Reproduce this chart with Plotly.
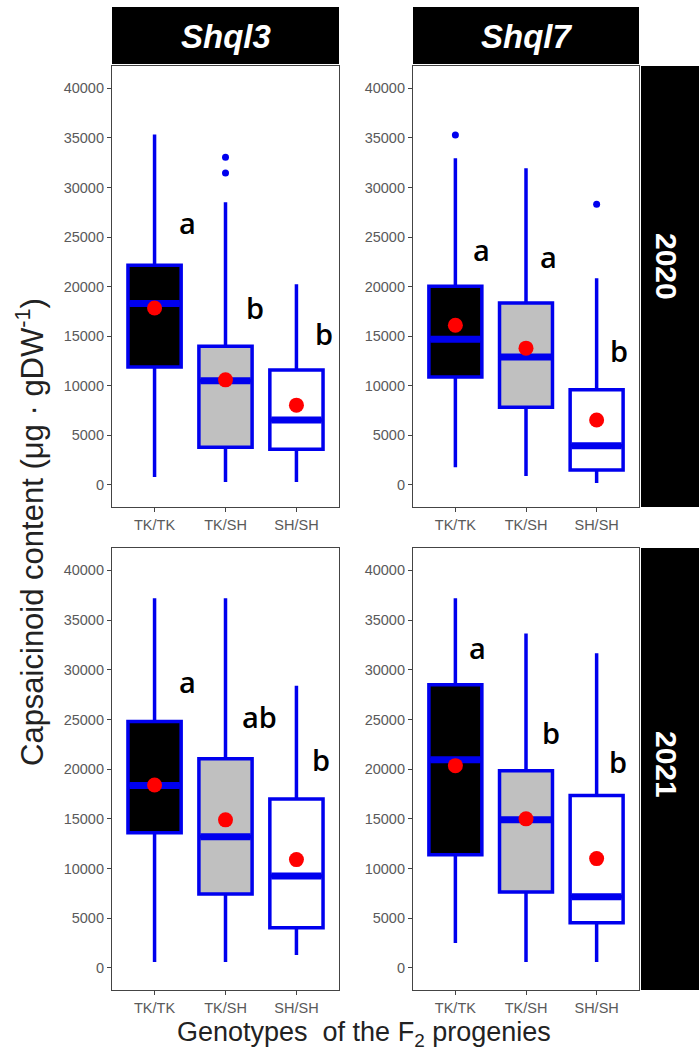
import plotly.graph_objects as go

# ---------------- data ----------------
categories = ["TK/TK", "TK/SH", "SH/SH"]
genes = ["Shql3", "Shql7"]
years = ["2020", "2021"]

# Shql3, 2020
shql3_2020_lower = [800, 300, 300]
shql3_2020_q1 = [11900, 3800, 3600]
shql3_2020_median = [18300, 10500, 6550]
shql3_2020_q3 = [22150, 14000, 11600]
shql3_2020_upper = [35350, 28500, 20250]
shql3_2020_mean = [17850, 10600, 8050]
shql3_2020_outliers = {"TK/SH": [33050, 31450]}
shql3_2020_letters = ["a", "b", "b"]
shql3_2020_letter_y = [26500, 17900, 15300]

# Shql7, 2020
shql7_2020_lower = [1800, 900, 200]
shql7_2020_q1 = [10900, 7850, 1500]
shql7_2020_median = [14700, 12900, 3950]
shql7_2020_q3 = [20050, 18350, 9600]
shql7_2020_upper = [32950, 31950, 20850]
shql7_2020_mean = [16100, 13800, 6550]
shql7_2020_outliers = {"TK/TK": [35300], "SH/SH": [28300]}
shql7_2020_letters = ["a", "a", "b"]
shql7_2020_letter_y = [23700, 23000, 13600]

# Shql3, 2021
shql3_2021_lower = [600, 600, 1300]
shql3_2021_q1 = [13600, 7450, 4050]
shql3_2021_median = [18350, 13200, 9250]
shql3_2021_q3 = [24800, 21050, 17000]
shql3_2021_upper = [37200, 37200, 28400]
shql3_2021_mean = [18400, 14900, 10900]
shql3_2021_outliers = {}
shql3_2021_letters = ["a", "ab", "b"]
shql3_2021_letter_y = [28800, 25300, 21000]

# Shql7, 2021
shql7_2021_lower = [2500, 600, 600]
shql7_2021_q1 = [11400, 7650, 4550]
shql7_2021_median = [20950, 14900, 7150]
shql7_2021_q3 = [28500, 19850, 17350]
shql7_2021_upper = [37200, 33650, 31650]
shql7_2021_mean = [20350, 15000, 11000]
shql7_2021_outliers = {}
shql7_2021_letters = ["a", "b", "b"]
shql7_2021_letter_y = [32250, 23700, 20750]

y_ticks = [0, 5000, 10000, 15000, 20000, 25000, 30000, 35000, 40000]

# ---------------- style / layout ----------------
W, H = 699, 1054
BLUE = "#0000ee"
RED = "#ff0000"
fills = ["#000000", "#c0c0c0", "#ffffff"]
box_w = 0.75

panels = [
    dict(gene="Shql3", year="2020", lower=shql3_2020_lower, q1=shql3_2020_q1, med=shql3_2020_median,
         q3=shql3_2020_q3, upper=shql3_2020_upper, mean=shql3_2020_mean, out=shql3_2020_outliers,
         letters=shql3_2020_letters, ly=shql3_2020_letter_y, px=(112, 339), py=(66, 507),
         lx=[0.46, 0.42, 0.39]),
    dict(gene="Shql7", year="2020", lower=shql7_2020_lower, q1=shql7_2020_q1, med=shql7_2020_median,
         q3=shql7_2020_q3, upper=shql7_2020_upper, mean=shql7_2020_mean, out=shql7_2020_outliers,
         letters=shql7_2020_letters, ly=shql7_2020_letter_y, px=(413, 639), py=(66, 507),
         lx=[0.37, 0.32, 0.32]),
    dict(gene="Shql3", year="2021", lower=shql3_2021_lower, q1=shql3_2021_q1, med=shql3_2021_median,
         q3=shql3_2021_q3, upper=shql3_2021_upper, mean=shql3_2021_mean, out=shql3_2021_outliers,
         letters=shql3_2021_letters, ly=shql3_2021_letter_y, px=(112, 339), py=(548, 990),
         lx=[0.46, 0.48, 0.34]),
    dict(gene="Shql7", year="2021", lower=shql7_2021_lower, q1=shql7_2021_q1, med=shql7_2021_median,
         q3=shql7_2021_q3, upper=shql7_2021_upper, mean=shql7_2021_mean, out=shql7_2021_outliers,
         letters=shql7_2021_letters, ly=shql7_2021_letter_y, px=(413, 639), py=(548, 990),
         lx=[0.32, 0.35, 0.30]),
]
strip_text_y = [266, 764]

fig = go.Figure()
annotations = []
shapes = []

tickfont = dict(family="Liberation Sans, Arial, sans-serif", size=14.5, color="#5a5a5a")

for k, p in enumerate(panels):
    n = k + 1
    xa = "x" if n == 1 else f"x{n}"
    ya = "y" if n == 1 else f"y{n}"
    for i, cat in enumerate(categories):
        fig.add_trace(go.Box(
            x=[i], q1=[p["q1"][i]], median=[p["med"][i]], q3=[p["q3"][i]],
            lowerfence=[p["lower"][i]], upperfence=[p["upper"][i]],
            width=box_w, whiskerwidth=0, boxpoints=False,
            fillcolor=fills[i], line=dict(color=BLUE, width=3.5),
            xaxis=xa, yaxis=ya, showlegend=False, hoverinfo="skip"))
        # thick median bar
        fig.add_trace(go.Scatter(
            x=[i - box_w / 2 + 0.02, i + box_w / 2 - 0.02], y=[p["med"][i], p["med"][i]],
            mode="lines", line=dict(color=BLUE, width=7), xaxis=xa, yaxis=ya,
            showlegend=False, hoverinfo="skip"))
        if cat in p["out"]:
            vals = p["out"][cat]
            fig.add_trace(go.Scatter(
                x=[i] * len(vals), y=vals, mode="markers",
                marker=dict(color=BLUE, size=7), xaxis=xa, yaxis=ya,
                showlegend=False, hoverinfo="skip"))
    fig.add_trace(go.Scatter(
        x=list(range(len(categories))), y=p["mean"], mode="markers",
        marker=dict(color=RED, size=15), xaxis=xa, yaxis=ya,
        showlegend=False, hoverinfo="skip"))
    for i, lt in enumerate(p["letters"]):
        annotations.append(dict(
            x=i + p["lx"][i], y=p["ly"][i], xref=xa, yref=ya, text=lt, showarrow=False,
            font=dict(family="Open Sans, Noto Sans, sans-serif", size=29, color="#000000",
                      weight=600),
            xanchor="center", yanchor="middle"))

    dom_x = [p["px"][0] / W, p["px"][1] / W]
    dom_y = [1 - p["py"][1] / H, 1 - p["py"][0] / H]
    axis_common = dict(showline=True, mirror=True, linecolor="#444444", linewidth=1.2,
                       ticks="outside", ticklen=4, tickcolor="#444444", tickwidth=1,
                       showgrid=False, zeroline=False, tickfont=tickfont)
    fig.layout[f"xaxis{'' if n == 1 else n}"] = dict(
        domain=dom_x, anchor=ya, range=[-0.6, 2.6],
        tickvals=list(range(len(categories))), ticktext=categories, **axis_common)
    fig.layout[f"yaxis{'' if n == 1 else n}"] = dict(
        domain=dom_y, anchor=xa, range=[-2220, 42250],
        tickvals=y_ticks, tickformat="d", **axis_common)

# column headers
for j, g in enumerate(genes):
    x0, x1 = panels[j]["px"]
    shapes.append(dict(type="rect", xref="paper", yref="paper",
                       x0=x0 / W, x1=x1 / W, y0=1 - 64 / H, y1=1 - 7 / H,
                       fillcolor="#000000", line=dict(width=0)))
    annotations.append(dict(x=(x0 + x1) / 2 / W, y=1 - 36 / H, xref="paper", yref="paper",
                            text=f"<b><i>{g}</i></b>", showarrow=False,
                            font=dict(family="Liberation Sans, Arial, sans-serif", size=33,
                                      color="#ffffff"),
                            xanchor="center", yanchor="middle"))

# row strips
for j, yr in enumerate(years):
    y0, y1 = panels[2 * j]["py"]
    shapes.append(dict(type="rect", xref="paper", yref="paper",
                       x0=641 / W, x1=1.0, y0=1 - y1 / H, y1=1 - y0 / H,
                       fillcolor="#000000", line=dict(width=0)))
    annotations.append(dict(x=667 / W, y=1 - strip_text_y[j] / H, xref="paper", yref="paper",
                            text=f"<b>{yr}</b>", showarrow=False, textangle=90,
                            font=dict(family="Liberation Sans, Arial, sans-serif", size=30,
                                      color="#ffffff"),
                            xanchor="center", yanchor="middle"))

# axis titles
annotations.append(dict(x=364 / W, y=1 - 1034 / H, xref="paper", yref="paper",
                        text="Genotypes  of the F<sub>2</sub> progenies", showarrow=False,
                        font=dict(family="Liberation Sans, Arial, sans-serif", size=27,
                                  color="#222222"),
                        xanchor="center", yanchor="middle"))
annotations.append(dict(x=30 / W, y=1 - 532 / H, xref="paper", yref="paper",
                        text="Capsaicinoid content (μg · gDW<sup>-1</sup>)", showarrow=False,
                        textangle=-90,
                        font=dict(family="Liberation Sans, Arial, sans-serif", size=31,
                                  color="#222222"),
                        xanchor="center", yanchor="middle"))

fig.update_layout(width=W, height=H, margin=dict(l=0, r=0, t=0, b=0),
                  paper_bgcolor="#ffffff", plot_bgcolor="#ffffff",
                  annotations=annotations, shapes=shapes, showlegend=False,
                  boxmode="overlay")

fig.write_html("out.html", config={"displayModeBar": False},
               post_script="document.body.style.margin='0';")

> [Written exercise]
Repeat, with no pictures, each line from the beginning of the data through the line containing "shql3_2021_letter_y = [28800, 25300, 21000]", inclusive.

> [Solution below]
Reproduce this chart with Plotly.
import plotly.graph_objects as go

# ---------------- data ----------------
categories = ["TK/TK", "TK/SH", "SH/SH"]
genes = ["Shql3", "Shql7"]
years = ["2020", "2021"]

# Shql3, 2020
shql3_2020_lower = [800, 300, 300]
shql3_2020_q1 = [11900, 3800, 3600]
shql3_2020_median = [18300, 10500, 6550]
shql3_2020_q3 = [22150, 14000, 11600]
shql3_2020_upper = [35350, 28500, 20250]
shql3_2020_mean = [17850, 10600, 8050]
shql3_2020_outliers = {"TK/SH": [33050, 31450]}
shql3_2020_letters = ["a", "b", "b"]
shql3_2020_letter_y = [26500, 17900, 15300]

# Shql7, 2020
shql7_2020_lower = [1800, 900, 200]
shql7_2020_q1 = [10900, 7850, 1500]
shql7_2020_median = [14700, 12900, 3950]
shql7_2020_q3 = [20050, 18350, 9600]
shql7_2020_upper = [32950, 31950, 20850]
shql7_2020_mean = [16100, 13800, 6550]
shql7_2020_outliers = {"TK/TK": [35300], "SH/SH": [28300]}
shql7_2020_letters = ["a", "a", "b"]
shql7_2020_letter_y = [23700, 23000, 13600]

# Shql3, 2021
shql3_2021_lower = [600, 600, 1300]
shql3_2021_q1 = [13600, 7450, 4050]
shql3_2021_median = [18350, 13200, 9250]
shql3_2021_q3 = [24800, 21050, 17000]
shql3_2021_upper = [37200, 37200, 28400]
shql3_2021_mean = [18400, 14900, 10900]
shql3_2021_outliers = {}
shql3_2021_letters = ["a", "ab", "b"]
shql3_2021_letter_y = [28800, 25300, 21000]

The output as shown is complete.